Les classifications raciales elles-mêmes, sur lesquelles reposait toute l'idéologie nazie, étaient autant basées sur des données scientifiques que sur des croyances indémontrées, ou indémontrables. Ainsi le raciologue Hans Friedrich Karl Günther (1891-1968) ne manqua-t-il pas, dans ses ouvrages de vulgarisation qui connurent un grand succès, d'offrir un panorama exact de l'état des connaissances en anthropologie de son époque, tout en cherchant à convaincre ses lecteurs de la supériorité naturelle de la seule race nordique.
Eugen Fischer, l'initiateur du remplacement de la vieille anthropologie physique par la nouvelle génétique humaine, ne se départit pour sa part jamais des anciennes classifications raciales, puisqu'il publia un recueil de photos destinées à illustrer les caractéristiques physiques typiques de la race nordique, et ne cessa de dénoncer le métissage comme cause de déficience mentale. Quant à l'anthropologue et officier de la S.S. Otto Reche (1879-1966), il fut à la fois un pionnier de l'hémotypologie et un antisémite acharné qui, parce qu'il était convaincu que les Juifs étaient généralement du groupe B, proposa de mettre ses connaissances en hématologie au service des recherches en paternité.
Sang et eugénisme nazi
L'attention portée au sang, la croyance en une inégalité de valeur entre les sangs et le dogme héréditariste devaient nécessairement faire du nazisme un eugénisme. À la volonté de voir se multiplier le bon sang, généralement identifié avec le sang peu métissé de la seule race nordique (ce qui ne manqua pas de susciter certaines tensions au sein de la population allemande, évidemment métissée), correspondit le souci d'éviter la contagion par un sang de qualité inférieure. Dans cette quête irrationnelle de la grandeur et de la pureté originelle, les préjugés sociaux amenèrent souvent à assimiler, comme au XIXe siècle, les classes inférieures aux races inférieures, et ces deux-là à des agents pathogènes. C'est ce qu'illustrent par exemple les écrits du généticien de renom Fritz Lenz, selon lesquels la mortalité infantile serait souhaitable dans certains milieux sociaux, le "rebut" de la société européenne se recrutant en grande partie parmi les éléments raciaux "primitifs".

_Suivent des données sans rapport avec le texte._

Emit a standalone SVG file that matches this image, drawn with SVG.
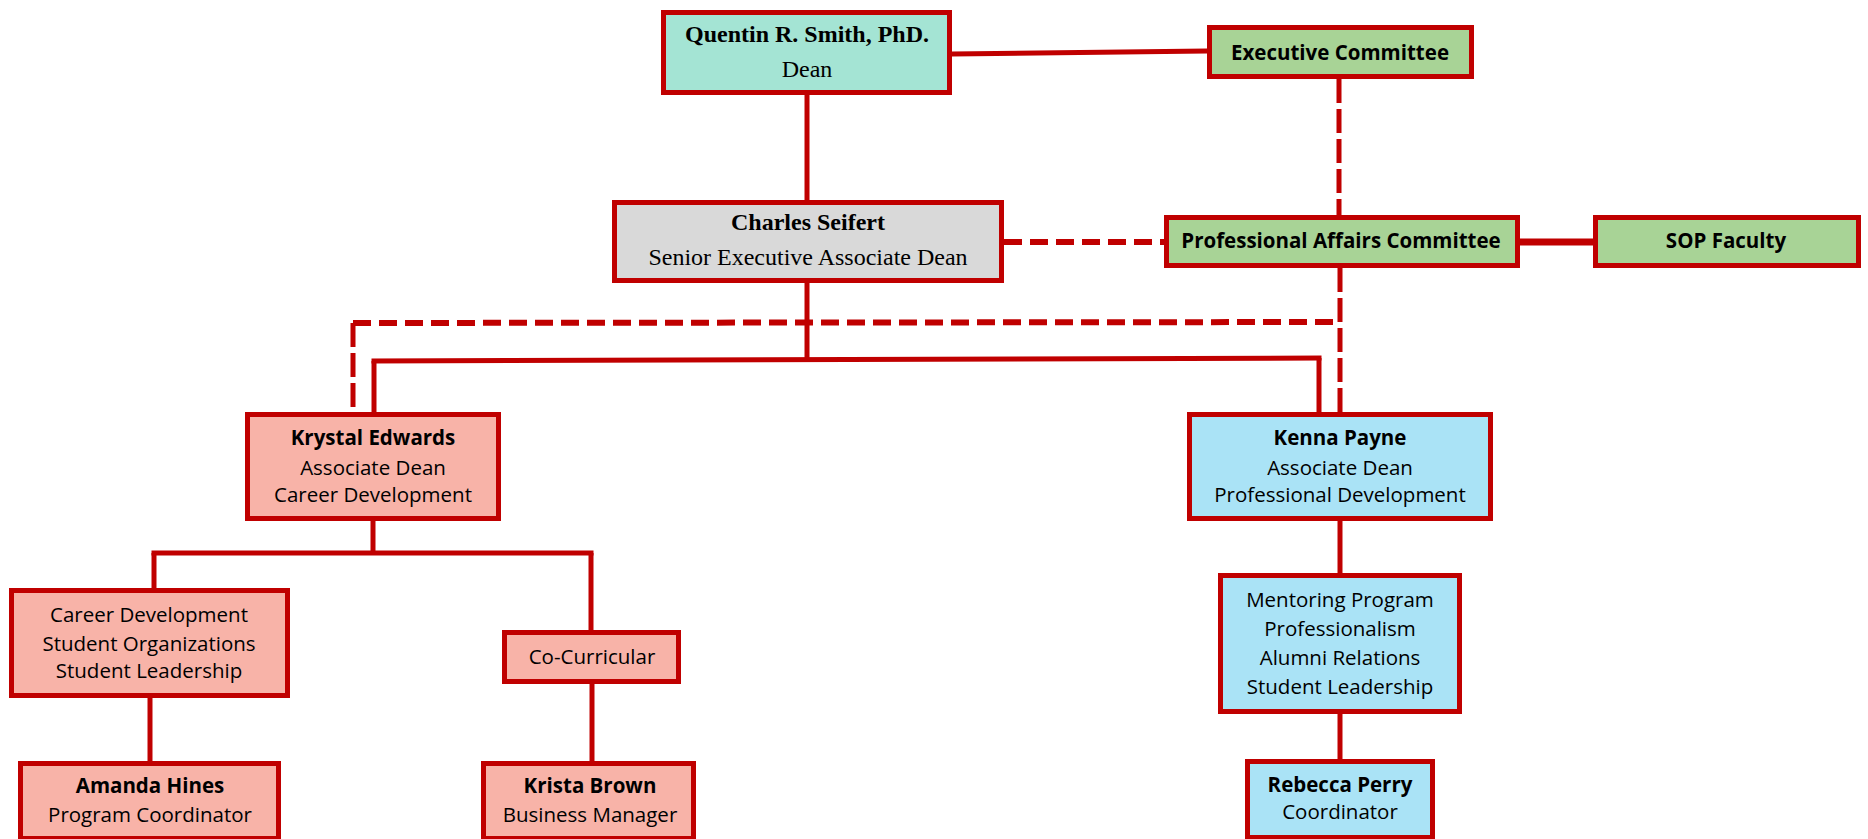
<svg xmlns="http://www.w3.org/2000/svg" width="1868" height="839" viewBox="0 0 1868 839">
<style>
.box{stroke:#C00000;stroke-width:5}
.teal{fill:#A4E4D4}.gray{fill:#D9D9D9}.green{fill:#A8D396}.pink{fill:#F8B3A8}.blue{fill:#AAE3F6}
.ln{stroke:#C00000;stroke-width:5;fill:none}
.dh{stroke:#C00000;stroke-width:6;fill:none;stroke-dasharray:18 8}
.dv{stroke:#C00000;stroke-width:5;fill:none;stroke-dasharray:24 6}
.serif{font-family:"Liberation Serif","Times New Roman",serif;font-size:24px;fill:#000;text-anchor:middle}
.sans{font-family:"Open Sans","Liberation Sans",sans-serif;font-size:20.5px;fill:#000;text-anchor:middle}
.b{font-weight:700}
</style>
<rect width="1868" height="839" fill="#fff"/>
<g id="connectors">
<line class="ln" x1="807" y1="95" x2="807" y2="200"/>
<line class="ln" x1="952" y1="54" x2="1207" y2="51"/>
<line class="dv" x1="1339" y1="79" x2="1339" y2="215"/>
<line class="dh" x1="1004" y1="242" x2="1164" y2="242"/>
<line class="ln" x1="1520" y1="242" x2="1593" y2="242" style="stroke-width:7"/>
<line class="dv" x1="1340" y1="268" x2="1340" y2="412"/>
<line class="dh" x1="353" y1="323" x2="1341" y2="322"/>
<line class="dv" x1="353" y1="323" x2="353" y2="412"/>
<line class="ln" x1="807" y1="283" x2="807" y2="360"/>
<line class="ln" x1="371.5" y1="361" x2="1321.5" y2="358"/>
<line class="ln" x1="374" y1="361" x2="374" y2="412"/>
<line class="ln" x1="1319" y1="358" x2="1319" y2="412"/>
<line class="ln" x1="373" y1="521" x2="373" y2="553"/>
<line class="ln" x1="151.5" y1="553" x2="593.5" y2="553"/>
<line class="ln" x1="154" y1="553" x2="154" y2="588"/>
<line class="ln" x1="591" y1="553" x2="591" y2="630"/>
<line class="ln" x1="150" y1="698" x2="150" y2="761"/>
<line class="ln" x1="592" y1="684" x2="592" y2="761"/>
<line class="ln" x1="1340" y1="521" x2="1340" y2="573"/>
<line class="ln" x1="1340" y1="714" x2="1340" y2="759"/>
</g>
<g id="dean">
<rect class="box teal" x="663.5" y="12.5" width="286" height="80"/>
<text class="serif b" x="807" y="42">Quentin R. Smith, PhD.</text>
<text class="serif" x="807" y="77">Dean</text>
</g>
<g id="exec">
<rect class="box green" x="1209.5" y="27.5" width="262" height="49"/>
<text class="sans b" x="1340" y="60">Executive Committee</text>
</g>
<g id="seifert">
<rect class="box gray" x="614.5" y="202.5" width="387" height="78"/>
<text class="serif b" x="808" y="230">Charles Seifert</text>
<text class="serif" x="808" y="265">Senior Executive Associate Dean</text>
</g>
<g id="pac">
<rect class="box green" x="1166.5" y="217.5" width="351" height="48"/>
<text class="sans b" x="1341" y="248">Professional Affairs Committee</text>
</g>
<g id="sop">
<rect class="box green" x="1595.5" y="217.5" width="263" height="48"/>
<text class="sans b" x="1726" y="248">SOP Faculty</text>
</g>
<g id="krystal">
<rect class="box pink" x="247.5" y="414.5" width="251" height="104"/>
<text class="sans b" x="373" y="445">Krystal Edwards</text>
<text class="sans" x="373" y="475">Associate Dean</text>
<text class="sans" x="373" y="502">Career Development</text>
</g>
<g id="kenna">
<rect class="box blue" x="1189.5" y="414.5" width="301" height="104"/>
<text class="sans b" x="1340" y="445">Kenna Payne</text>
<text class="sans" x="1340" y="475">Associate Dean</text>
<text class="sans" x="1340" y="502">Professional Development</text>
</g>
<g id="careerdev">
<rect class="box pink" x="11.5" y="590.5" width="276" height="105"/>
<text class="sans" x="149" y="622">Career Development</text>
<text class="sans" x="149" y="651">Student Organizations</text>
<text class="sans" x="149" y="678">Student Leadership</text>
</g>
<g id="cocurricular">
<rect class="box pink" x="504.5" y="632.5" width="174" height="49"/>
<text class="sans" x="592" y="664">Co-Curricular</text>
</g>
<g id="mentoring">
<rect class="box blue" x="1220.5" y="575.5" width="239" height="136"/>
<text class="sans" x="1340" y="607">Mentoring Program</text>
<text class="sans" x="1340" y="636">Professionalism</text>
<text class="sans" x="1340" y="665">Alumni Relations</text>
<text class="sans" x="1340" y="694">Student Leadership</text>
</g>
<g id="amanda">
<rect class="box pink" x="20.5" y="763.5" width="258" height="75"/>
<text class="sans b" x="150" y="793">Amanda Hines</text>
<text class="sans" x="150" y="822">Program Coordinator</text>
</g>
<g id="krista">
<rect class="box pink" x="483.5" y="763.5" width="210" height="75"/>
<text class="sans b" x="590" y="793">Krista Brown</text>
<text class="sans" x="590" y="822">Business Manager</text>
</g>
<g id="rebecca">
<rect class="box blue" x="1247.5" y="761.5" width="185" height="76"/>
<text class="sans b" x="1340" y="792">Rebecca Perry</text>
<text class="sans" x="1340" y="819">Coordinator</text>
</g>
</svg>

Les implications de ces thèses dans la pratique juridique et politique du Troisième Reich sont bien connues. Les lois de "protection" du sang allemand furent nombreuses ; nous ne citerons que les principales: la loi d'avril 1933 sur la fonction publique, qui inclut pour la première fois un article sur l'appartenance à la race aryenne ; celle de septembre 1933 sur la propriété paysanne héréditaire, qui visait à empêcher les Juifs et les non-Blancs de devenir propriétaires terriens ; et surtout les lois de Nuremberg de septembre 1935, destinées à réduire autant que possible la proportion de sang juif dans le patrimoine héréditaire allemand, afin de mettre fin à l'"abâtardissement" du peuple.
À ces mesures discriminatoires et ségrégationnistes, relevant du racisme nationaliste "classique", s'ajoutèrent des programmes d'élimination du sang indésirable par diverses mesures s'inspirant de l'eugénique dite "négative": les programmes de stérilisation des malades et des métis, initiés dès 1933 ; le programme T4 d'élimination de certains malades mentaux, mis en œuvre entre septembre 1939 et août 1941 ; le meurtre systématique d'un grand nombre d'ennemis de guerre, assimilés à de la vermine ; et surtout l'extermination des Tsiganes et des Juifs d'Europe, présentée comme une mesure de salut public.
Conséquences meurtrières de la confusion des genres
À n'en pas douter, si les pratiques discriminatoires et criminelles nazies furent si méthodiquement appliquées et en même temps si bien acceptées par une grande partie de la population, c'est que la "race" avait acquis sous le Troisième Reich, en plus de son statut de donnée scientifique incontestable, une aura religieuse sans précédent. Jamais on n'avait accordé une telle valeur au sang ; jamais il n'avait constitué un tel objet d'étude et d'inquiétude. Ainsi les lois raciales furent-elles très généralement saluées comme représentant un progrès pour l'humanité. Une fois l'Ennemi défini par sa prétendue différence de nature - une nature à laquelle il ne pouvait échapper selon les raciologues, et qui le condamnait souvent à mort -, une fois l'Ennemi identifiable, les "bons" Allemands s'offraient la possibilité, séduisante et rassurante après des décennies de troubles, de constituer une véritable communauté de sang, de devenir le corps mystique de la race élue.
Les membres de ce corps devaient toutefois accepter l'idée qu'ils n'étaient rien d'autre que les maillons d'une chaîne millénaire, les vecteurs d'un bien plus sacré qu'eux, au regard duquel, une fois la survie de la race assurée, leur existence individuelle était totalement dénuée d'importance: le sang nordique, à l'exclusion de tout autre.